THE CROW Director Rupert Sanders Explains ‘It’s a Very Scrappy Indie Movie’

THE CROW Director Rupert Sanders  Explains ‘It’s a Very Scrappy Indie Movie’

As we know, yet another film adaptation of James O’Barr’s graphic novel The Crow is in the works, this time by director Rupert Sanders. Starring Bill Skarsgård and FKA Twigs, the Lionsgate film will debut in theaters on August 23.

Several other adaptations had been made over the years, including Alex Proyas’s 1994 version starring the late Brandon Lee. It quickly became a cult classic, and three other sequels were made between 1996 and 2005. The storyline of The Crow involves a Goth rocker named Eric Draven who comes back from the dead to avenge his death and that of his fiancée, Shelley, both of whom had been murdered.

Brandon Lee, the sun of martial artist Bruce Lee, died during the production of the 1994 film when a prop gun misfired on the set. Sanders was recently quoted as saying that Brandon’s “soul is very much alive in this [new] film. There’s a real fragility and beauty to his version of The Crow, and I think Bill [Skarsgård] feels like he is a successor to that.”

In a recent interview with Empire, Sanders emphasized that his upcoming adaptation has “nothing to do with Hollywood…it’s a very scrappy indie movie. The only reason we could to that is because it’s not a studio movie.” He added that he wanted to “remain close to the center and the darkness and the violence that’s in the graphic novel.”

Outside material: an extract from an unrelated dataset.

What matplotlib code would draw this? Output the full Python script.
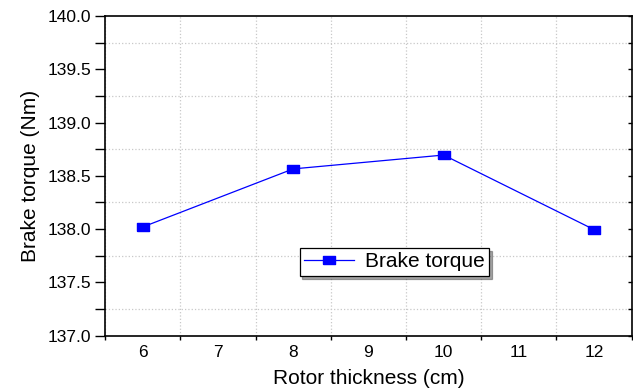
import numpy as np
import matplotlib
matplotlib.use("Agg")
import matplotlib.pyplot as plt

plt.rcParams['font.family'] = ['Liberation Sans', 'DejaVu Sans']

thickness = [6, 8, 10, 12]
torque = [138.02, 138.565, 138.695, 137.995]

# wide, flat square marker like the source image
box = [(-1, -0.7), (1, -0.7), (1, 0.7), (-1, 0.7), (-1, -0.7)]

fig = plt.figure(figsize=(6.33, 3.89), dpi=100)
ax = fig.add_axes([0.166, 0.137, 0.832, 0.822])

ax.plot(thickness, torque, color='#0000ff', lw=0.9, marker=box, ms=9,
        mec='#0000ff', mfc='#0000ff', label='Brake torque')

ax.set_xlim(5.5, 12.5)
ax.set_ylim(137.0, 140.0)

# ticks at half values, labels at integers
ax.set_xticks(np.arange(5.5, 12.6, 1.0))
ax.set_xticklabels([])
ax.set_xticks(np.arange(6, 13, 1), minor=True)
ax.set_xticklabels([str(v) for v in range(6, 13)], minor=True)
ax.set_yticks(np.arange(137.0, 140.01, 0.5))
ax.set_yticklabels(['%.1f' % v for v in np.arange(137.0, 140.01, 0.5)])
ax.set_yticks(np.arange(137.25, 140.0, 0.5), minor=True)

ax.tick_params(axis='x', which='major', direction='out', length=3, width=1)
ax.tick_params(axis='x', which='minor', length=0, labelsize=12.5, pad=7)
ax.tick_params(axis='y', which='both', direction='out', length=7, width=1,
               labelsize=12.5, pad=3)
ax.tick_params(axis='y', which='both', right=True)
for t in ax.yaxis.get_major_ticks() + ax.yaxis.get_minor_ticks():
    t.tick2line.set_marker(matplotlib.markers.TICKLEFT)
    t.tick2line.set_markersize(3)

ax.grid(True, which='major', axis='x', color='#c8c8c8', ls=':', lw=0.9)
ax.grid(True, which='minor', axis='y', color='#c8c8c8', ls=':', lw=0.9)

for s in ax.spines.values():
    s.set_linewidth(1.2)

ax.set_xlabel('Rotor thickness (cm)', fontsize=15, labelpad=6)
ax.set_ylabel('Brake torque (Nm)', fontsize=15, labelpad=5)

leg = ax.legend(loc='center', bbox_to_anchor=(0.549, 0.231), fontsize=15,
                frameon=True, fancybox=False, shadow=True, handlelength=2.4,
                borderpad=0.22, handletextpad=0.5, borderaxespad=0)
leg.get_frame().set_edgecolor('black')
leg.get_frame().set_linewidth(0.9)

fig.savefig('out.png', dpi=100)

Bill Skarsgård said that he was “a huge fan of the original film growing up as a kid and was so honored to take on the role of Eric Draven. But really what drew me to it was what Rupert Sanders wanted to do with it. He wanted to completely reimagine the story and the character and tailor it towards a modern audience. It’s a character that I know many revere and have a strong connection to — he is unlike any I’ve ever taken on before.”

Despite a production budget of only $50 million, the director was quoted as saying “You have to be more adept at making things more efficiently, that are emotionally resonant, and not just spectacle.”

Sanders added that he hoped his adaptation would inspire others to follow suit, declaring “I really hope we’re in for another kind of Easy Riders, Raging Bulls period of having to make these more down-and-dirty films that still feel like big epic movies [but that] are weirder and stranger.”